-- BEGIN Information supplied --

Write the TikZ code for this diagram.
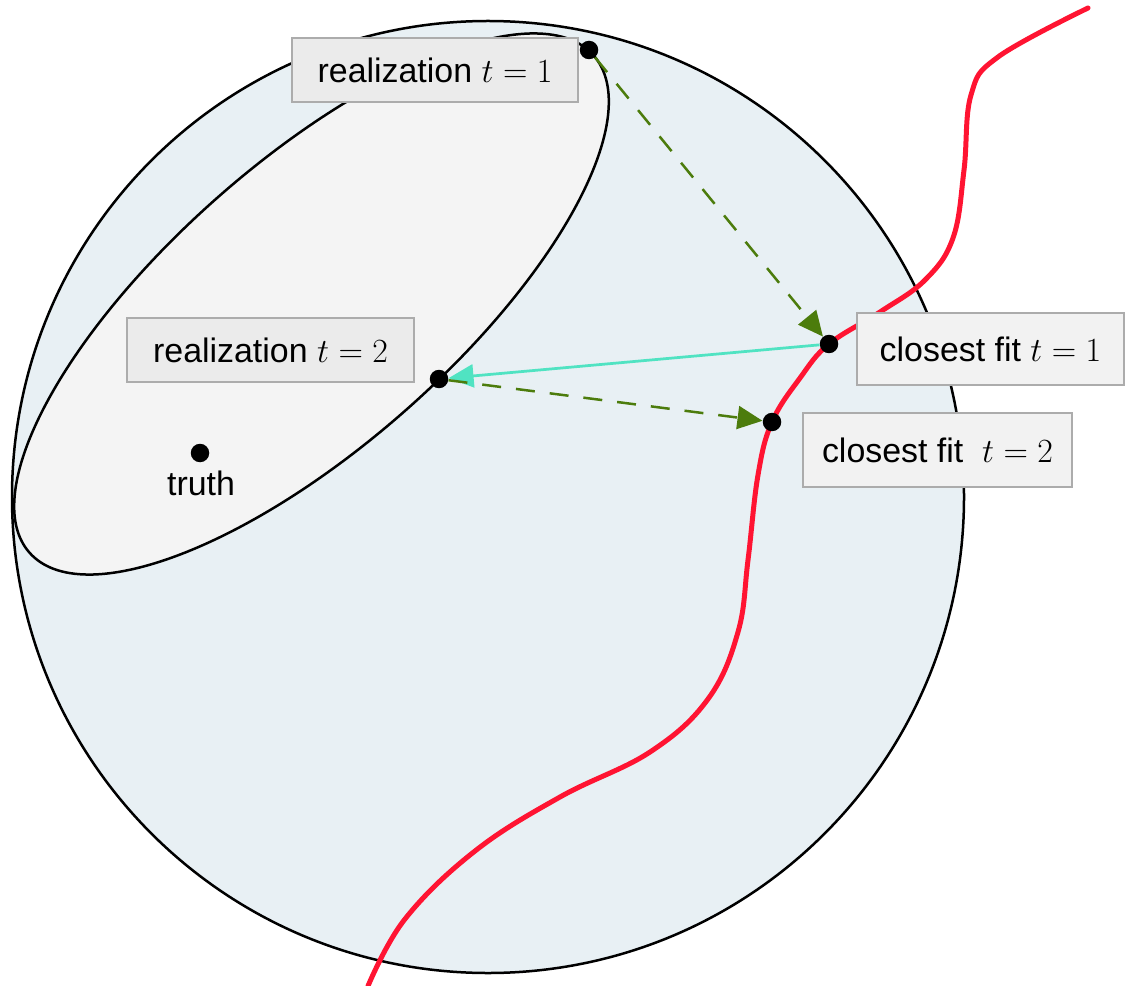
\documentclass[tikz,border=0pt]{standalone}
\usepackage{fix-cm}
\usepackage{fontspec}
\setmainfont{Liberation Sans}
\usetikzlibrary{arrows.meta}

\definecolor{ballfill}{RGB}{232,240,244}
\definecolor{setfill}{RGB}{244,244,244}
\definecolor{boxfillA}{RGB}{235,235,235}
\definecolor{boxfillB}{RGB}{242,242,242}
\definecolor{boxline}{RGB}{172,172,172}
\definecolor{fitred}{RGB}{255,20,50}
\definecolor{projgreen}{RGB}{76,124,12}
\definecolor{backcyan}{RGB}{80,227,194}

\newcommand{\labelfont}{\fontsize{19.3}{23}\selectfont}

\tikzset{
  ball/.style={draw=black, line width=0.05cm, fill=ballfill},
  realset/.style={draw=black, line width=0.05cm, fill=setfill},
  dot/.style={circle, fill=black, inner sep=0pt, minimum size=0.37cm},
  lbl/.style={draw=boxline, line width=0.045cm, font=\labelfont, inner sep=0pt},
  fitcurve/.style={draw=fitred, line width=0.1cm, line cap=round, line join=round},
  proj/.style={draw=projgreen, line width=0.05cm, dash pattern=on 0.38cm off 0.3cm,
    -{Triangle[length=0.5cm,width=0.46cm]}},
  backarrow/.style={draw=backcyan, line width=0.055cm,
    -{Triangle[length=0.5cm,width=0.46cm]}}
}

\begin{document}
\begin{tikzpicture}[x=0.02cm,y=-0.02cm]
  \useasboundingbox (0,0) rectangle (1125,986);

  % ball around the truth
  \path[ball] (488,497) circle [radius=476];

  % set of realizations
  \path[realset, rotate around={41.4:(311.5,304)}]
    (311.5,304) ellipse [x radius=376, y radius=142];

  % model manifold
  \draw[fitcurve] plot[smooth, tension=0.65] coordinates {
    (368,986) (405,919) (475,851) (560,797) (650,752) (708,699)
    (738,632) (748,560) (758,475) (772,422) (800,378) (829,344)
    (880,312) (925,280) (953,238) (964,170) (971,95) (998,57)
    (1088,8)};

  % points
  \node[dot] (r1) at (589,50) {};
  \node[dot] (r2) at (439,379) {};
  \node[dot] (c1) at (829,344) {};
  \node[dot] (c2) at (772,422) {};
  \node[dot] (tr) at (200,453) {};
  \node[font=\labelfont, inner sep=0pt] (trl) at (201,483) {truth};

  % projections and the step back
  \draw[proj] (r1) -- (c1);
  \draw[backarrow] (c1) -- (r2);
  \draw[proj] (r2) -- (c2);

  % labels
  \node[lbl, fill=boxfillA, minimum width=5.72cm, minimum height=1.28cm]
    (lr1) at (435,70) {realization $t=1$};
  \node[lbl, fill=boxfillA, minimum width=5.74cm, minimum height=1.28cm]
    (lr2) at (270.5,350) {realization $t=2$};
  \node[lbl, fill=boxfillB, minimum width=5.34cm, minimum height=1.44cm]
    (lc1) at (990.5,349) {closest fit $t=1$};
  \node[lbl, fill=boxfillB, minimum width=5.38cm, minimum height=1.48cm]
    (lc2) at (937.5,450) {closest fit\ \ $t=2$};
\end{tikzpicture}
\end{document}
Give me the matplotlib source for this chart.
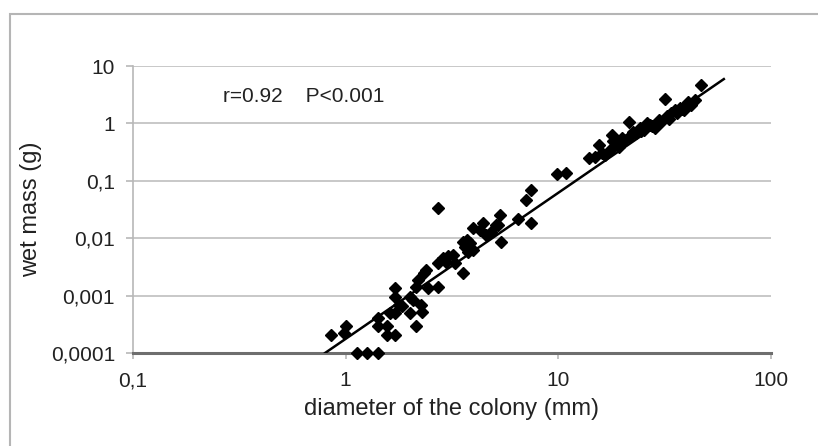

-- END Information supplied --

Repeat, with no pictures, each line from the beginning of the data through the line containing "(0,0) rectangle (1125,986);", inclusive.

[Finished answer]
Write the TikZ code for this diagram.
\documentclass[tikz,border=0pt]{standalone}
\usepackage{fix-cm}
\usepackage{fontspec}
\setmainfont{Liberation Sans}
\usetikzlibrary{arrows.meta}

\definecolor{ballfill}{RGB}{232,240,244}
\definecolor{setfill}{RGB}{244,244,244}
\definecolor{boxfillA}{RGB}{235,235,235}
\definecolor{boxfillB}{RGB}{242,242,242}
\definecolor{boxline}{RGB}{172,172,172}
\definecolor{fitred}{RGB}{255,20,50}
\definecolor{projgreen}{RGB}{76,124,12}
\definecolor{backcyan}{RGB}{80,227,194}

\newcommand{\labelfont}{\fontsize{19.3}{23}\selectfont}

\tikzset{
  ball/.style={draw=black, line width=0.05cm, fill=ballfill},
  realset/.style={draw=black, line width=0.05cm, fill=setfill},
  dot/.style={circle, fill=black, inner sep=0pt, minimum size=0.37cm},
  lbl/.style={draw=boxline, line width=0.045cm, font=\labelfont, inner sep=0pt},
  fitcurve/.style={draw=fitred, line width=0.1cm, line cap=round, line join=round},
  proj/.style={draw=projgreen, line width=0.05cm, dash pattern=on 0.38cm off 0.3cm,
    -{Triangle[length=0.5cm,width=0.46cm]}},
  backarrow/.style={draw=backcyan, line width=0.055cm,
    -{Triangle[length=0.5cm,width=0.46cm]}}
}

\begin{document}
\begin{tikzpicture}[x=0.02cm,y=-0.02cm]
  \useasboundingbox (0,0) rectangle (1125,986);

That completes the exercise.